Interestingly, ACT II Global, a recent SPAC that raised $300 million at IPO, was very pro-active by stacking their team with an investor relations professional right from the start, via Mary Celeste Anthes. That’s will be very advantageous come combination-marketing phase.
But here’s the thing, as SPAC teams have improved and attracted big name talent such as Chinh Chu, Leo Hindery, and Dean Metropoulos, to name a few, so has the amount of press those big name SPACs have received. So when Leo Holdings Corp. announced their deal with CEC Entertainment (Chuck E. Cheese), that made headlines across a wide variety of platforms essentially removing some of the burden of having to let investors know your acquisition exists. That’s a major advantage of the tier-1 SPACs with headline names attached. Tier-2 SPACs have a much higher hill to climb. That doesn’t mean Tier-2 deal can’t have as great a result, it’s just a little bit harder.

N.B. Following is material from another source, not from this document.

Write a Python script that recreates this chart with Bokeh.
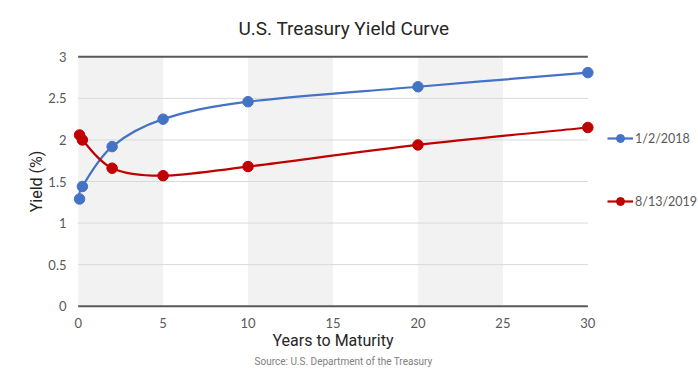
from bokeh.plotting import figure
from bokeh.models import Range1d, Legend, LegendItem, Title, FixedTicker, ColumnDataSource
from bokeh.embed import file_html
from bokeh.resources import INLINE

# ---- data ----
maturity = [1 / 12, 0.25, 2, 5, 10, 20, 30]
yield_2018 = [1.29, 1.44, 1.92, 2.25, 2.46, 2.64, 2.81]
yield_2019 = [2.06, 2.00, 1.66, 1.57, 1.68, 1.94, 2.15]
series_names = ["1/2/2018", "8/13/2019"]
x_ticks = [0, 5, 10, 15, 20, 25, 30]
y_ticks = [0, 0.5, 1, 1.5, 2, 2.5, 3]
band_starts = [0, 10, 20]
band_width = 5

BLUE = "#4472C4"
RED = "#C00000"
NARROW = "Roboto, sans-serif"
BODY = "Lato, sans-serif"


def smooth_segments(xs, ys):
    """Cubic Bezier control points (Catmull-Rom style) for a smoothed line."""
    n = len(xs)
    seg = dict(x0=[], y0=[], x1=[], y1=[], cx0=[], cy0=[], cx1=[], cy1=[])
    for i in range(n - 1):
        xp, yp = (xs[i - 1], ys[i - 1]) if i > 0 else (xs[i], ys[i])
        xn, yn = (xs[i + 2], ys[i + 2]) if i + 2 < n else (xs[i + 1], ys[i + 1])
        seg["x0"].append(xs[i]); seg["y0"].append(ys[i])
        seg["x1"].append(xs[i + 1]); seg["y1"].append(ys[i + 1])
        seg["cx0"].append(xs[i] + (xs[i + 1] - xp) / 6)
        seg["cy0"].append(ys[i] + (ys[i + 1] - yp) / 6)
        seg["cx1"].append(xs[i + 1] - (xn - xs[i]) / 6)
        seg["cy1"].append(ys[i + 1] - (yn - ys[i]) / 6)
    return ColumnDataSource(seg)


p = figure(
    frame_width=525, frame_height=256,
    x_range=Range1d(-0.45, 30.45), y_range=Range1d(-0.04, 3.04),
    output_backend="svg", toolbar_location=None,
    min_border_left=70, min_border_right=95, min_border_top=53, min_border_bottom=64,
    background_fill_color="white", border_fill_color="white",
)
p.outline_line_color = None
p.grid.visible = False

# shaded bands
p.quad(left=band_starts, right=[b + band_width for b in band_starts],
       bottom=min(y_ticks), top=max(y_ticks), fill_color="#F2F2F2", line_color=None)

# horizontal grid lines
inner = [v for v in y_ticks if v not in (min(y_ticks), max(y_ticks))]
p.segment(x0=min(x_ticks), x1=max(x_ticks), y0=inner, y1=inner,
          line_color="#D9D9D9", line_width=1)
edges = [min(y_ticks), max(y_ticks)]
p.segment(x0=min(x_ticks), x1=max(x_ticks), y0=edges, y1=edges,
          line_color="#595959", line_width=2)

# series
items = []
for name, ys, col in zip(series_names, [yield_2018, yield_2019], [BLUE, RED]):
    src = smooth_segments(maturity, ys)
    b = p.bezier(x0="x0", y0="y0", x1="x1", y1="y1", cx0="cx0", cy0="cy0",
                 cx1="cx1", cy1="cy1", source=src, line_color=col, line_width=2.2)
    s = p.scatter(maturity, ys, size=10.5, fill_color=col, line_color=col)
    items.append(LegendItem(label=name, renderers=[b, s]))

# axes
p.xaxis.ticker = FixedTicker(ticks=x_ticks)
p.yaxis.ticker = FixedTicker(ticks=y_ticks)
for ax in (p.xaxis[0], p.yaxis[0]):
    ax.axis_line_color = None
    ax.major_tick_line_color = None
    ax.minor_tick_line_color = None
    ax.major_label_text_font = BODY
    ax.major_label_text_font_size = "13px"
    ax.major_label_text_color = "#595959"
    ax.axis_label_text_font = NARROW
    ax.axis_label_text_font_size = "16px"
    ax.axis_label_text_font_style = "normal"
    ax.axis_label_text_color = "#262626"
p.xaxis.axis_label = "Years to Maturity"
p.yaxis.axis_label = "Yield (%)"
p.xaxis.major_label_standoff = 2
p.yaxis.major_label_standoff = -2
p.xaxis.axis_label_standoff = 0
p.yaxis.axis_label_standoff = -1
p.yaxis.major_label_overrides = {v: ("%g" % v) for v in y_ticks}

# title
p.title = Title(text="U.S. Treasury Yield Curve", align="left", offset=168,
                standoff=28,
                text_font=NARROW, text_font_size="19px", text_font_style="normal",
                text_color="#262626")

# source note
p.add_layout(Title(text="Source: U.S. Department of the Treasury", align="left",
                   offset=184, standoff=2, text_font=NARROW, text_font_size="10px",
                   text_font_style="normal", text_color="#7F7F7F"), "below")

legend = Legend(items=items, location=(12, 98), margin=0, padding=0, spacing=43,
                glyph_width=26, glyph_height=20, label_height=20, label_standoff=2,
                label_text_font=BODY, label_text_font_size="12.5px",
                label_text_color="#595959", border_line_color=None,
                background_fill_alpha=0)
p.add_layout(legend, "right")

open("out.html", "w").write(file_html(p, INLINE))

However, the final takeaway is this: should SPAC investors be factoring in to their investment equation how successful they think a SPAC combination will be marketed? If you’re investing in a SPAC that has a very recognizable name attached to it, you are pretty much assured that whatever transaction they announce is going to get a decent amount of press. Which, as we’ve seen, is key to letting sector investors know you exist, which, if it’s a good deal, is key to creating demand. So while those tier-1 teams typically offer meager IPO terms to SPAC investors upfront, those teams have a better than average chance of being more successful at marketing their deal simply because of the high-profile names attached. Again, this is all dependent on whether the acquisition elementally makes sense to begin with, but tier-1 teams have a running head start.